Things to Include in a Pet Disaster Kit

pet disaster kit

We all love summertime. The nicer weather means we get to spend more time outdoors doing some of our favorite activities. But, with the arrival of summer, it also means the time for some unpredictable weather.

Depending on where you live, the summer could mean it’s the peak time for tons of rain, which can lead to flash floods or even hurricanes. Or, the super dry climate can bring on severe thunderstorms, wildfires, or tornadoes.

Regardless, the last thing you want to do is be unprepared in the event that you’ll need to survive without the traditional means of food, water, electricity or heat, or even shelter for a few days. While your family may already have a disaster plan or kit on hand, the one thing you need to do to assure everyone is taken care of properly is to make sure your pet’s needs are met as well. A pet disaster kit can do just that.

Your Survival Kit

As mentioned above, where you live can indicate what type of severe weather you may experience during warmer months. But, simply knowing what you are up against and what to actually be prepared for are two separate things.

Before we go into what you should have in your pet disaster kit, evaluating what you have prepared for your own is a good start.

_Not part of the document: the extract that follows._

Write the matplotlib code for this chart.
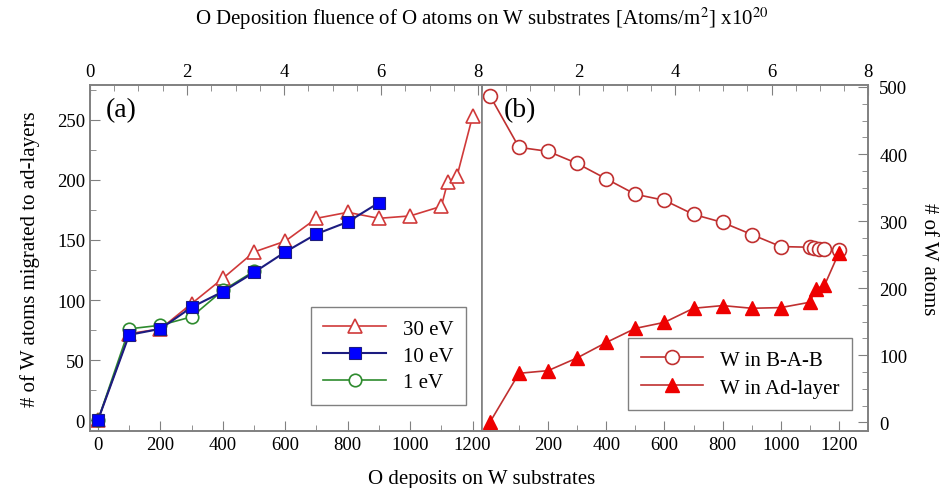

According to the Red Cross, your Disaster Survival Kit should have, at a minimum, the following basic supplies.

  • Water and food
  • Flashlight and radio (with extra batteries)
  • Deluxe first aid kit
  • Medications and medical supplies
  • Multi-purpose tool (screwdriver, knife, etc.)
  • Sanitation/personal hygiene items
  • Copies of documents (medical, emergency contact information, etc.)
  • Cell phone and charger
  • Emergency blankets
  • Area map
  • Cash

Your pet’s needs are different than yours, so their kit will require items that you may not think of for yourself. While preparing for disaster, consider making your kit alongside theirs and keeping them together in one, easily accessible spot. That way, if a disaster were to strike, you will both be ready to get through it together.

Disaster Kit for Your Dog

When making a pet disaster kit, first consider what type of animal this is for. A dog’s kit will look slightly different from a cat’s, as would an indoor pet from a farm animal.

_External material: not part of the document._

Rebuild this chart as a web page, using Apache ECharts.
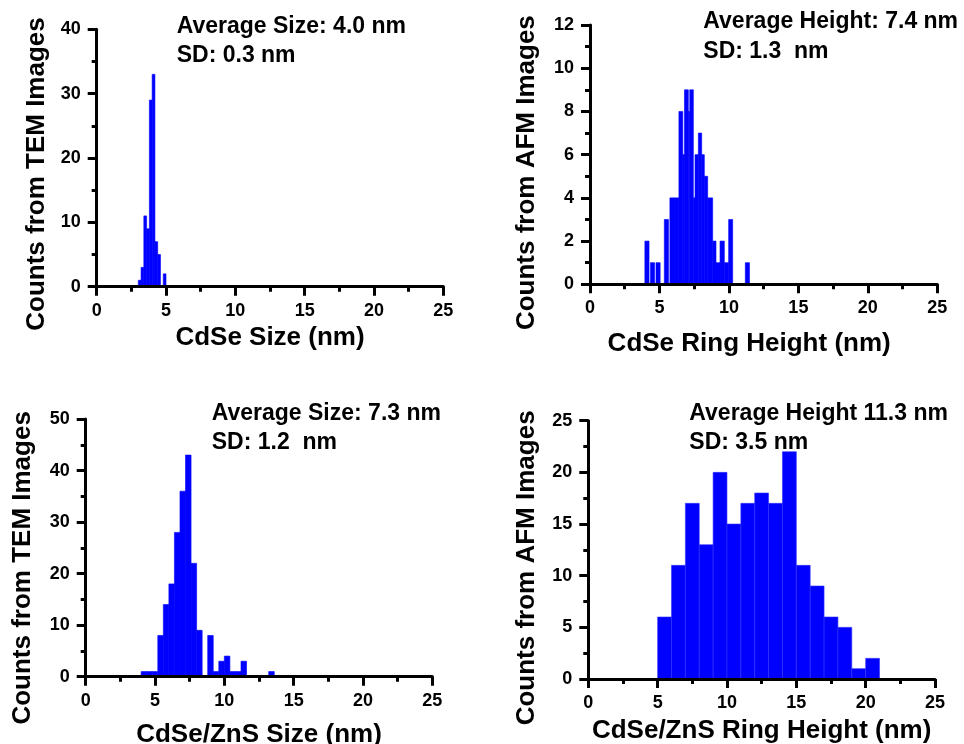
<!DOCTYPE html>
<html>
<head>
<meta charset="utf-8">
<script src="https://cdn.jsdelivr.net/npm/echarts@6/dist/echarts.min.js"></script>
<style>
html,body{margin:0;padding:0;background:#fff;}
#chart{width:964px;height:744px;}
</style>
</head>
<body>
<div id="chart"></div>
<script>
// ---------- data (bin start, bin end in nm; counts) ----------
// Panel 1: CdSe size (TEM)
const p1Lo    = [3.0, 3.2, 3.4, 3.6, 3.8, 4.0, 4.2, 4.4, 4.8];
const p1Hi    = [3.2, 3.4, 3.6, 3.8, 4.0, 4.2, 4.4, 4.6, 5.0];
const p1Count = [1, 3, 11, 9, 29, 33, 7, 5, 2];

// Panel 2: CdSe ring height (AFM)
const p2Lo    = [3.95, 4.35, 4.75, 5.35, 5.75, 6.05, 6.40, 6.68, 6.80, 7.08, 7.18, 7.44, 7.56, 7.80, 8.04, 8.23, 8.47, 8.83, 9.07, 9.36, 9.67, 9.98, 11.18];
const p2Hi    = [4.25, 4.65, 5.05, 5.65, 6.05, 6.40, 6.68, 6.80, 7.08, 7.18, 7.44, 7.56, 7.80, 8.04, 8.23, 8.47, 8.83, 9.07, 9.36, 9.67, 9.98, 10.27, 11.48];
const p2Count = [2, 1, 1, 3, 4, 4, 8, 6, 9, 8, 9, 4, 6, 7, 6, 5, 4, 2, 1, 2, 1, 3, 1];

// Panel 3: CdSe/ZnS size (TEM)
const p3Lo    = [4.0, 4.4, 4.8, 5.2, 5.6, 6.0, 6.4, 6.8, 7.2, 7.6, 8.0, 8.8, 9.2, 9.6, 10.0, 10.4, 10.8, 11.2, 13.2];
const p3Hi    = [4.4, 4.8, 5.2, 5.6, 6.0, 6.4, 6.8, 7.2, 7.6, 8.0, 8.4, 9.2, 9.6, 10.0, 10.4, 10.8, 11.2, 11.6, 13.6];
const p3Count = [1, 1, 1, 8, 14, 18, 28, 36, 43, 22, 9, 8, 1, 3, 4, 1, 1, 3, 1];

// Panel 4: CdSe/ZnS ring height (AFM)
const p4Lo    = [5, 6, 7, 8, 9, 10, 11, 12, 13, 14, 15, 16, 17, 18, 19, 20];
const p4Hi    = [6, 7, 8, 9, 10, 11, 12, 13, 14, 15, 16, 17, 18, 19, 20, 21];
const p4Count = [6, 11, 17, 13, 20, 15, 17, 18, 17, 22, 11, 9, 6, 5, 1, 2];

// axis ranges / ticks
const xMin = 0, xMax = 25, xStep = 5;
const yMaxes  = [40, 12, 50, 25];
const ySteps  = [10, 2, 10, 5];

// texts
const xTitles = ['CdSe Size (nm)', 'CdSe Ring Height (nm)', 'CdSe/ZnS Size (nm)', 'CdSe/ZnS Ring Height (nm)'];
const yTitles = ['Counts from TEM Images', 'Counts from AFM Images', 'Counts from TEM Images', 'Counts from AFM Images'];
const notes = [
  ['Average Size: 4.0 nm', 'SD: 0.3 nm'],
  ['Average Height: 7.4 nm', 'SD: 1.3  nm'],
  ['Average Size: 7.3 nm', 'SD: 1.2  nm'],
  ['Average Height 11.3 nm', 'SD: 3.5 nm']
];

// ---------- layout ----------
const FONT = '"Liberation Sans", Arial, Helvetica, sans-serif';
const grids = [
  {left: 96.7, top: 29.3, width: 346.6, height: 257.4},
  {left: 590, top: 25, width: 347.3, height: 259.3},
  {left: 85.7, top: 419, width: 346.6, height: 257.7},
  {left: 588.3, top: 420.7, width: 346.7, height: 258.3}
];
const xNameGap = [38.5, 46.5, 45, 38.5];
const xNamePad = [[0,0,0,0], [0,29,0,0], [0,0,0,0], [0,0,0,0]];
const yNameGap = [46.5, 50, 49.5, 48.5];
const yNamePadRight = [32, 36, 40, 36];
const notePos = [
  [176.7, 27, 56],
  [703.3, 22, 52],
  [211.7, 413.5, 442.5],
  [689.3, 413.5, 442.5]
];
const barStroke = ['#0000ff', '#0000ff', '#0000ff', '#3030ff'];

const series = [[p1Lo,p1Hi,p1Count],[p2Lo,p2Hi,p2Count],[p3Lo,p3Hi,p3Count],[p4Lo,p4Hi,p4Count]];

function axisCommon() {
  return {
    axisLine: {show: true, onZero: false, lineStyle: {color: '#000', width: 3}},
    axisTick: {show: true, inside: false, length: 9, lineStyle: {color: '#000', width: 3}},
    minorTick: {show: true, splitNumber: 2, length: 5, lineStyle: {color: '#000', width: 3}},
    splitLine: {show: false},
    minorSplitLine: {show: false},
    z: 5
  };
}

const option = {
  animation: false,
  backgroundColor: '#fff',
  grid: grids.map(g => Object.assign({containLabel: false, outerBoundsMode: 'none'}, g)),
  xAxis: grids.map((g, i) => Object.assign(axisCommon(), {
    type: 'value', gridIndex: i, min: xMin, max: xMax, interval: xStep,
    axisLabel: {color: '#000', fontFamily: FONT, fontWeight: 'bold', fontSize: 18, margin: 15},
    name: xTitles[i], nameLocation: 'middle', nameGap: xNameGap[i],
    nameTextStyle: {color: '#000', fontFamily: FONT, fontWeight: 'bold', fontSize: 26, padding: xNamePad[i], lineHeight: 26}
  })),
  yAxis: grids.map((g, i) => Object.assign(axisCommon(), {
    type: 'value', gridIndex: i, min: 0, max: yMaxes[i], interval: ySteps[i],
    axisLabel: {color: '#000', fontFamily: FONT, fontWeight: 'bold', fontSize: 18, margin: 16},
    name: yTitles[i], nameLocation: 'middle', nameGap: yNameGap[i],
    nameTextStyle: {color: '#000', fontFamily: FONT, fontWeight: 'bold', fontSize: 26, padding: [0, yNamePadRight[i], 0, 0], lineHeight: 26}
  })),
  series: series.map((s, i) => ({
    type: 'custom',
    xAxisIndex: i, yAxisIndex: i,
    z: 2,
    data: s[0].map((lo, k) => [lo, s[1][k], s[2][k]]),
    encode: {x: [0, 1], y: 2},
    renderItem: function (params, api) {
      const a = api.coord([api.value(0), api.value(2)]);
      const b = api.coord([api.value(1), 0]);
      return {
        type: 'rect',
        shape: {x: a[0], y: a[1], width: b[0] - a[0], height: b[1] - a[1]},
        style: {fill: '#0000ff', stroke: barStroke[i], lineWidth: 0.6}
      };
    }
  })),
  graphic: notes.flatMap((n, i) => n.map((t, j) => ({
    type: 'text',
    x: notePos[i][0],
    y: notePos[i][1 + j],
    z: 10,
    style: {
      text: t, fill: '#000',
      font: 'bold 23px ' + FONT,
      align: 'left', verticalAlign: 'middle'
    }
  })))
};

const chart = echarts.init(document.getElementById('chart'), null, {renderer: 'canvas'});
chart.setOption(option);
</script>
</body>
</html>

While you may be used to sharing table scraps with your dog from time to time, when it comes to having limited supplies, making sure they have their own food to eat is just on the surface. Here is what your dog’s disaster kit should look like.


  • Food and water — Just like you, your pet will need food and water for a minimum of five days. While they may not need as much water as you, keep extra on hand in case they need to be rinsed. Also keep a manual can opener, if you did not pack one in your kit, for cans of dog food.
  • Leashes and harnesses — Your pet needs to be able to be transported easily. Leashes and harnesses should be sturdy and secure. These should not be their daily ones, as you may not remember to grab them in the midst of disaster.
  • Carriers — In addition to a leash, your pet should have a carrier that it can stand up, turn around, and comfortably lie in.
  • Medications and medical records — Have a list of current medications and medical records for the dog. It’s best if this list is waterproof.
  • Photos — Have a photo on hand of you and your dog. In case their tags come off or you are separated, you have proof they are yours.
  • Food dishes — Make sure you have a bowl for water and food.
  • Medical supplies — Anything from gauze and gloves to bandages to tweezers, scissors, and swabs should be readily available in case of an injury.


Additional supplies to consider that are not listed are:

  • Flashlights with batteries
  • Blankets
  • Waste bags
  • Hand sanitizer
  • Eyewash
  • Dog sticker

Keep all of the supplies together in one compact and preferably waterproof bag. It may be a good idea to include some additional treats or even a toy for comfort for your dog as well. Make sure they have a collar with an identification tag on it that has their name, your name, and your address and phone number on it. Consider getting your dog microchipped as well in case the collar were to come off.

Disaster Kit for Your Cat

If you happen to have a cat, or a dog and a cat, you will need different supplies to take care of them. While some of these supplies may be a repeat of the previous kit, it is important to note that if you do have one of each, you need twice as many supplies. Do not rely on sharing one kit between two animals without ample stock of each item.